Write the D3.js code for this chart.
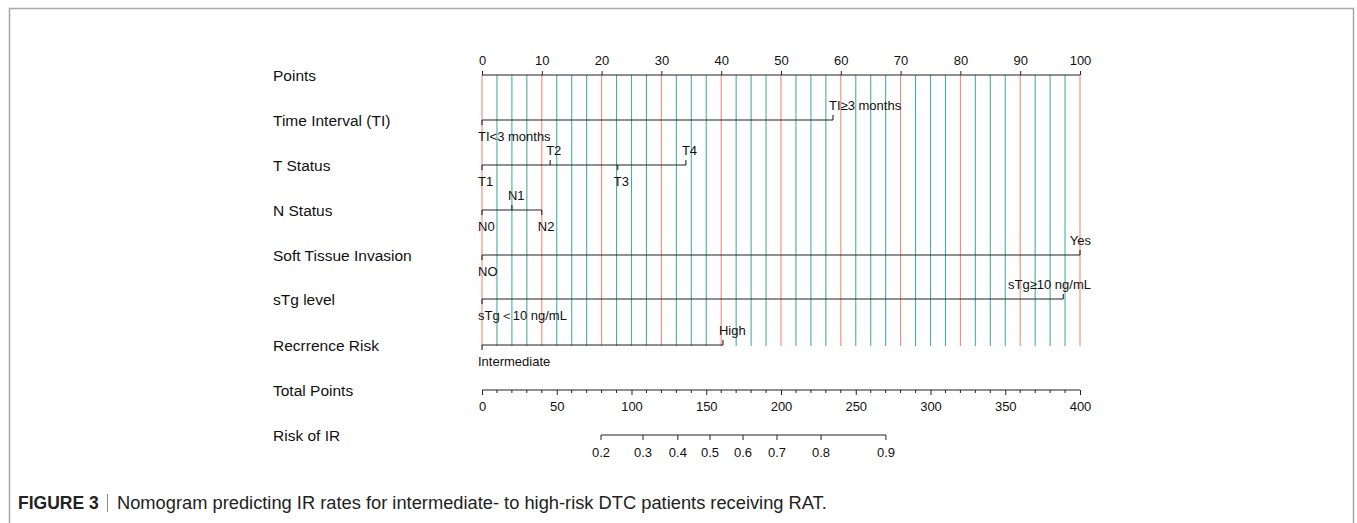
<!DOCTYPE html>
<html>
<head>
<meta charset="utf-8">
<script src="https://cdn.jsdelivr.net/npm/d3@7"></script>
<style>
html,body{margin:0;padding:0;background:#fff;}
svg{display:block;}
</style>
</head>
<body>
<svg id="chart" width="1357" height="523"></svg>
<script>
// ---------- data ----------
const rowLabels = ["Points","Time Interval (TI)","T Status","N Status","Soft Tissue Invasion","sTg level","Recrrence Risk","Total Points","Risk of IR"];
const pointTicks = [0,10,20,30,40,50,60,70,80,90,100];
const tiLevels = ["TI<3 months","TI≥3 months"];
const tiPoints = [0,58.7];
const tiSides = ["below","above"];
const tLevels = ["T1","T2","T3","T4"];
const tPoints = [0,11.4,22.7,34.1];
const tSides = ["below","above","below","above"];
const nLevels = ["N0","N1","N2"];
const nPoints = [0,5,10];
const nSides = ["below","above","below"];
const softLevels = ["NO","Yes"];
const softPoints = [0,100];
const softSides = ["below","above"];
const sTgLevels = ["sTg＜10 ng/mL","sTg≥10 ng/mL"];
const sTgPoints = [0,97.2];
const sTgSides = ["below","above"];
const recLevels = ["Intermediate","High"];
const recPoints = [0,40.3];
const recSides = ["below","above"];
const totalTicks = [0,50,100,150,200,250,300,350,400];
const totalMinorStep = 10;
const probTicks = [0.2,0.3,0.4,0.5,0.6,0.7,0.8,0.9];
const probTotalPoints = [79.6,107.7,131.0,152.5,174.6,197.3,226.8,270.2];

// ---------- layout ----------
const svg = d3.select("#chart");
const x0 = 482, x1 = 1080;
const rowY = [75,120,165,210,255,299,345,390,435];
const rightLimit = 1091;
const FONT = "Liberation Sans, Arial, Helvetica, sans-serif";
const SMALL = 13;

const xPts = d3.scaleLinear().domain([0,100]).range([x0,x1]);
const xTot = d3.scaleLinear().domain([0,400]).range([x0,x1]);

// frame
svg.append("rect").attr("x",9.5).attr("y",8.5).attr("width",1344).attr("height",530)
  .attr("fill","none").attr("stroke","#a8a8a8").attr("stroke-width",1.5);

// row labels
svg.append("g").selectAll("text").data(rowLabels).join("text")
  .attr("x",273).attr("y",(d,i)=>rowY[i]+5.5)
  .attr("font-family",FONT).attr("font-size",15.5).attr("fill","#111")
  .text(d=>d);

// vertical reference lines every 2.5 points
const grid = d3.range(0,100.001,2.5);
svg.append("g").selectAll("line").data(grid).join("line")
  .attr("x1",d=>xPts(d)).attr("x2",d=>xPts(d))
  .attr("y1",rowY[0]).attr("y2",rowY[6]+1)
  .attr("stroke",d=> (Math.abs(d%10)<1e-6) ? "#f4826f" : "#2c9e98")
  .attr("stroke-opacity",d=> (Math.abs(d%10)<1e-6) ? 0.95 : 0.85)
  .attr("stroke-width",1.1);

// Points axis (top)
const axTop = d3.axisTop(xPts).tickValues(pointTicks).tickSize(4).tickFormat(d3.format("d"));
const gTop = svg.append("g").attr("transform",`translate(0,${rowY[0]})`).call(axTop);
gTop.select(".domain").attr("stroke","#222").attr("stroke-width",1.1).attr("d",`M${x0},0H${x1}`);
gTop.selectAll(".tick line").attr("stroke","#222");
gTop.selectAll(".tick text").attr("font-family",FONT).attr("font-size",SMALL).attr("fill","#111").attr("dy",null).attr("y",-10.5);

// variable rows
function drawVar(rowIdx, levels, pts, sides){
  const y = rowY[rowIdx];
  const g = svg.append("g");
  const maxP = d3.max(pts);
  g.append("line").attr("x1",xPts(0)).attr("x2",xPts(maxP)).attr("y1",y).attr("y2",y)
    .attr("stroke","#222").attr("stroke-width",1.1);
  levels.forEach((lab,i)=>{
    const xp = xPts(pts[i]);
    const up = sides[i]==="above";
    g.append("line").attr("x1",xp).attr("x2",xp).attr("y1",y).attr("y2",up? y-5 : y+5)
      .attr("stroke","#222").attr("stroke-width",1.1);
    const t = g.append("text").attr("x",xp-4).attr("y",up? y-10.5 : y+21)
      .attr("font-family",FONT).attr("font-size",SMALL).attr("fill","#111").text(lab);
    const w = t.node().getComputedTextLength();
    if (xp-4+w > rightLimit) t.attr("x", rightLimit - w);
  });
}
drawVar(1, tiLevels, tiPoints, tiSides);
drawVar(2, tLevels, tPoints, tSides);
drawVar(3, nLevels, nPoints, nSides);
drawVar(4, softLevels, softPoints, softSides);
drawVar(5, sTgLevels, sTgPoints, sTgSides);
drawVar(6, recLevels, recPoints, recSides);

// Total points axis
const minorTot = d3.range(0,400.001,totalMinorStep).filter(d=>totalTicks.indexOf(d)<0);
const gTot = svg.append("g").attr("transform",`translate(0,${rowY[7]})`);
gTot.call(d3.axisBottom(xTot).tickValues(totalTicks).tickSize(5).tickFormat(d3.format("d")));
gTot.select(".domain").attr("stroke","#222").attr("stroke-width",1.1).attr("d",`M${x0},0H${x1}`);
gTot.selectAll(".tick line").attr("stroke","#222");
gTot.selectAll(".tick text").attr("font-family",FONT).attr("font-size",SMALL).attr("fill","#111").attr("y",11.5);
gTot.append("g").selectAll("line").data(minorTot).join("line")
  .attr("x1",d=>xTot(d)).attr("x2",d=>xTot(d)).attr("y1",0).attr("y2",3)
  .attr("stroke","#222");

// Risk of IR axis
const gRisk = svg.append("g").attr("transform",`translate(0,${rowY[8]})`);
const riskX = probTotalPoints.map(p=>xTot(p));
gRisk.append("line").attr("x1",riskX[0]).attr("x2",riskX[riskX.length-1]).attr("y1",0).attr("y2",0)
  .attr("stroke","#222").attr("stroke-width",1.1);
gRisk.selectAll("line.tk").data(probTicks).join("line").attr("class","tk")
  .attr("x1",(d,i)=>riskX[i]).attr("x2",(d,i)=>riskX[i]).attr("y1",0).attr("y2",5)
  .attr("stroke","#222");
gRisk.selectAll("text").data(probTicks).join("text")
  .attr("x",(d,i)=>riskX[i]).attr("y",21.5).attr("text-anchor","middle")
  .attr("font-family",FONT).attr("font-size",SMALL).attr("fill","#111")
  .text(d=>d3.format(".1f")(d));

// caption
svg.append("text").attr("x",18).attr("y",509)
  .attr("font-family",FONT).attr("font-size",17.5).attr("font-weight","bold").attr("fill","#222")
  .text("FIGURE 3");
svg.append("line").attr("x1",107.5).attr("x2",107.5).attr("y1",494).attr("y2",512).attr("stroke","#888").attr("stroke-width",1);
svg.append("text").attr("x",117).attr("y",509)
  .attr("font-family",FONT).attr("font-size",18.3).attr("fill","#222")
  .text("Nomogram predicting IR rates for intermediate- to high-risk DTC patients receiving RAT.");
</script>
</body>
</html>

====================

*SET TASK*. How many lines of the data contain the word "chart"? Answer with the number alone.

*RESPONSE FOR THIS EXERCISE*. 3